Trends sketched by the U.S. forecast are already being felt north of the international border. Alberta Finance Minister Doug Horner vented frustration over the changing North American energy scene when he released second quarter statements on the provincial budget year that runs April 1-Oct. 31.

The Alberta treasury relies on gas and oil production royalties and drilling rights sales for up to 40% of its revenues. For the first six months of the 2012-2013 fiscal year alone the C$4.1 billion provincial share of resource industry income was C$1.4 billion or 25% below the C$5.5 billion target that the Conservative government set last spring.

“The biggest factor affecting our resource revenue right now is the lack of market access for our oil,” Horner said in his financial update statement. “We have one customer and one means to ship our product to them.

“On the other hand, our customer has many different suppliers to choose from. This is not a good situation to be in, and it’s costing us dearly. The differential is about C$29/bbl right now — multiply that by 2.5 million b/d” — the current record volume of exports to the U.S. — “and the result is a tremendous impact to Alberta’s finances.” The “differential” is a discount off international prices that is caused by a combination of limited pipeline capacity to take Alberta exports beyond their traditional destinations in the Midwest and central United States plus growth in competitive U.S. production recorded by the EIA.

From the Alberta perspective, the agency’s current forecast stands out as confirmation that the trouble with oil exports is not temporary, thanks to the U.S. industry’s success at transplanting drilling and hydraulic fracturing technology, developed to tap natural gas locked in shale, over to liquid hydrocarbons previously sealed in “tight” geological formations.

The results of the advancing technology show vividly on the EIA’s charts. The agency projects a steep decline in the share of the U.S. oil market that will belong to imports compared to their 2006 peak of 60% of national consumption or 12 million b/d out of the 20 million b/d total. By 2019, then over the next two decades, EIA foresees imports dropping down into a range of 34-37% of flat U.S. consumption of about 19 million b/d.

From the Alberta exporters’-eye view the outlook means they will be competing to place steadily growing production, chiefly from the oilsands, on a U.S. market for imports that is cut almost in half down into a range of 6.5-7.0 million b/d.

The writing on the wall for Alberta oil points to a repetition of the sorrow that has been experienced in natural gas, the former cash cow of Canada’s mainstay fossil fuel supply jurisdiction. The record has become too painful for provincial finance ministers or industry leaders even to talk about.

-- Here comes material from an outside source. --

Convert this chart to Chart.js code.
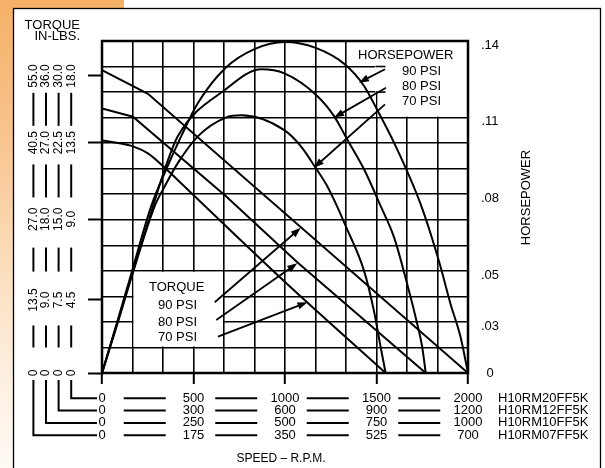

The gas bottom line in Horner’s budget statement, which he passed over in silence, shows 2012-2013 first-half royalties dropping to C$288 million — down C$349 million or 55% from the C$637 million target set last spring. If prices, sales volumes and royalties continue their sorry first-half performance for the rest of the current provincial fiscal year, the treasury will only collect C$575-600 million on gas for all of 2012-2013 — or as little as 7% of the record annual total, about C$8.4 billion, that the Alberta government netted from gas eight years ago.

The provincial resource revenues are a barometer of industry fortunes that exaggerates overall trends because the royalty system amplifies swings in the value of gas and oil. As percentage shares of total production income, royalty rates rise and fall on a sliding scale driven by prices under long-standing policy of sheltering private long-range investment, employment and supply development against volatile markets by making the province absorb their worst short-term effects.

The 41-year-old Conservative regime in Alberta shows no signs of attempting to change the system by repeating an ill-fated 2007-2008 effort to overhaul the royalty rules in the treasury’s favor, over vehement industry protests.

But the experience recorded by Horner’s 2012-2013 first-half budget statement has lit a fire under provincial government support for international export pipeline and tanker terminal projects that aim to send oilsands and liquefied natural gas overseas, to Asia or anywhere else the industry can find new customers beyond increasingly crowded traditional markets in the United States.

The desire to break out of North America is at the heart of a Canadian federal-provincial initiative, started by Alberta Premier Alison Redford, to craft a “national energy strategy” that adapts regulatory and political policies across the country to the potential for Alberta-based growth in supply capacity.